Nathaniel David Mermin (/ˈmɜːrmɪn/; born 1935) is a solid-state physicist at Cornell University best known for the eponymous Mermin–Wagner theorem, his application of the term "Boojum" to superfluidity, and for the quote "Shut up and calculate!"

Together with Neil Ashcroft, Mermin has written an esteemed textbook, Solid State Physics.[1] Mermin is a proponent of Quantum Bayesianism. [2]
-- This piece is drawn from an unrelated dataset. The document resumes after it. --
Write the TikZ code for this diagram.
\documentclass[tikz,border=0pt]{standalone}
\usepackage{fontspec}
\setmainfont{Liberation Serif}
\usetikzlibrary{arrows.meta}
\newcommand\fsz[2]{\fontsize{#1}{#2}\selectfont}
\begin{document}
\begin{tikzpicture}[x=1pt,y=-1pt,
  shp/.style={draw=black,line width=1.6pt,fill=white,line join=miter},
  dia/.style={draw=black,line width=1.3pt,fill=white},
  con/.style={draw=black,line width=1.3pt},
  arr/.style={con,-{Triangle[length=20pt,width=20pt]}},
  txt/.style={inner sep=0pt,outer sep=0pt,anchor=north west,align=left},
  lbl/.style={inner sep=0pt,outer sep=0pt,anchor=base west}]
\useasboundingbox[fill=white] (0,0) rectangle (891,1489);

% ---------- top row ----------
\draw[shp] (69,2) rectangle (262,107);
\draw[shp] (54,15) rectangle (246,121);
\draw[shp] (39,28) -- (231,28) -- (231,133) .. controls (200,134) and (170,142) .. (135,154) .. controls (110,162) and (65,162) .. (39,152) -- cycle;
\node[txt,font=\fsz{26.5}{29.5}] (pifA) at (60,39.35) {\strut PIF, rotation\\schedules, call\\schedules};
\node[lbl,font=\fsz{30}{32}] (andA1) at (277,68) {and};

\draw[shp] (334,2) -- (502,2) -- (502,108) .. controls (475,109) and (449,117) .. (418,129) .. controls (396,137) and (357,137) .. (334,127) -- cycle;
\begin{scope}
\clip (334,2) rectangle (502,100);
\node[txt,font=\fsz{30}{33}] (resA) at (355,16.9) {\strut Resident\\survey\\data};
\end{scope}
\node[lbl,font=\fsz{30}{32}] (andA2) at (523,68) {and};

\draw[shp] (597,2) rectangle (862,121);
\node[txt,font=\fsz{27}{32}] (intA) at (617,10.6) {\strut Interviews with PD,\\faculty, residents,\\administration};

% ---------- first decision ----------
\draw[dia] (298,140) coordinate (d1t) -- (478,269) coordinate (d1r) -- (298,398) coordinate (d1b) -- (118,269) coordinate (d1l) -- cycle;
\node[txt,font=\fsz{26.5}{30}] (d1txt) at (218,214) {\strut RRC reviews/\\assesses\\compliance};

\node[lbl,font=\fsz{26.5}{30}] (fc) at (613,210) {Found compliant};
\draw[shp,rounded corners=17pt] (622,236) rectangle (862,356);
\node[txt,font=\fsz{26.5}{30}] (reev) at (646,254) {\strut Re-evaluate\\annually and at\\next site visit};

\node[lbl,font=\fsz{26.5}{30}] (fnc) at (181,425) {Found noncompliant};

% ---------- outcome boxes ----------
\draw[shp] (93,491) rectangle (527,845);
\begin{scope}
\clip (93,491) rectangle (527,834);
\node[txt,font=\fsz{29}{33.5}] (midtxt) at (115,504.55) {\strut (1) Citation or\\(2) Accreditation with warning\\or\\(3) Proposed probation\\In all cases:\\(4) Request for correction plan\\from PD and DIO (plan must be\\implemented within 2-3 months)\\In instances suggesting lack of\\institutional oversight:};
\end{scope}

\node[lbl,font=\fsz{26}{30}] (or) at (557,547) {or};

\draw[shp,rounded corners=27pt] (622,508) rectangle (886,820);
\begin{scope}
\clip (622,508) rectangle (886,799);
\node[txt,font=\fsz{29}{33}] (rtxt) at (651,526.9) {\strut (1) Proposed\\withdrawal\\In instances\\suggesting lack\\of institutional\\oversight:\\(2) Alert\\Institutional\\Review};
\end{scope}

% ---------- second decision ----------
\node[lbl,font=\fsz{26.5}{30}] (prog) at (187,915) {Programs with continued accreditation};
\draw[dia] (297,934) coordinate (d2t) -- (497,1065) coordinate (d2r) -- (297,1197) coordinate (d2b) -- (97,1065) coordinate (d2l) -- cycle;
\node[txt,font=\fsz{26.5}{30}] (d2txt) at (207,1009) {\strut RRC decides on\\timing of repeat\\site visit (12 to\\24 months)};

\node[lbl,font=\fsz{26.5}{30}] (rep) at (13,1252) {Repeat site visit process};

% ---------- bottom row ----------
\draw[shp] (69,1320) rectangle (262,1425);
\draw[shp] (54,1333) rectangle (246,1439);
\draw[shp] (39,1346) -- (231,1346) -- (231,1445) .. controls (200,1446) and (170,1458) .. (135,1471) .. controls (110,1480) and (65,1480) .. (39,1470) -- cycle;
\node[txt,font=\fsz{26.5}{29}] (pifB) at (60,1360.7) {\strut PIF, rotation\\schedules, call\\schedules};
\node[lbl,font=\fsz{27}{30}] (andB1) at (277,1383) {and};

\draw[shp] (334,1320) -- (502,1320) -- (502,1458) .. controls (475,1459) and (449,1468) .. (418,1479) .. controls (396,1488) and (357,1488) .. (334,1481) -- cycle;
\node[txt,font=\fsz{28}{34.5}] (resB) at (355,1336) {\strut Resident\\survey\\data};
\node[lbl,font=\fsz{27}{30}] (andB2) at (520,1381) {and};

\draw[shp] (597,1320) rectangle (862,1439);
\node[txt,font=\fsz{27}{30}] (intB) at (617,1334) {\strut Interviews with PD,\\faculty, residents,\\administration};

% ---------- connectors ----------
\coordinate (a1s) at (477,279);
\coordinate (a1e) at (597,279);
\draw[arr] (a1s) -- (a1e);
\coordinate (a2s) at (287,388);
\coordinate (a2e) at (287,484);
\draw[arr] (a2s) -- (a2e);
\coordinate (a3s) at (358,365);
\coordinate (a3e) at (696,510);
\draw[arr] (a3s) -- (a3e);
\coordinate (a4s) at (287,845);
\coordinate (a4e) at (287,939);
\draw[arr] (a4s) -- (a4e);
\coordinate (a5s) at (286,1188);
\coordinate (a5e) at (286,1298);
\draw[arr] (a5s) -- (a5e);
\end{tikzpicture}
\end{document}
Mermin has published about 130 technical scientific articles, 20 pedagogical articles for scientists, 25 articles for the general reader, 35 book reviews, and 30 opinion pieces in Physics Today.

## Mermin’s foot

Mermin has contributed to special relativity with two books and several articles. In It's About Time (2005) he suggests that the English foot (0.3048 meters) be slightly modified:

Henceforth, by 1 foot we shall mean the distance light travels in a nanosecond. A foot, if you will, is a light nanosecond (and a nanosecond, even more nicely, can be viewed as a light foot). …If it offends you to redefine the foot … then you may define 0.299792458 meters to be 1 phoot, and think "phoot" (conveniently evocative of the Greek φωτος, "light") whenever you read "foot".[3]

This adaptation of a physical unit is one of several ploys that Mermin uses to draw students into space-time geometry.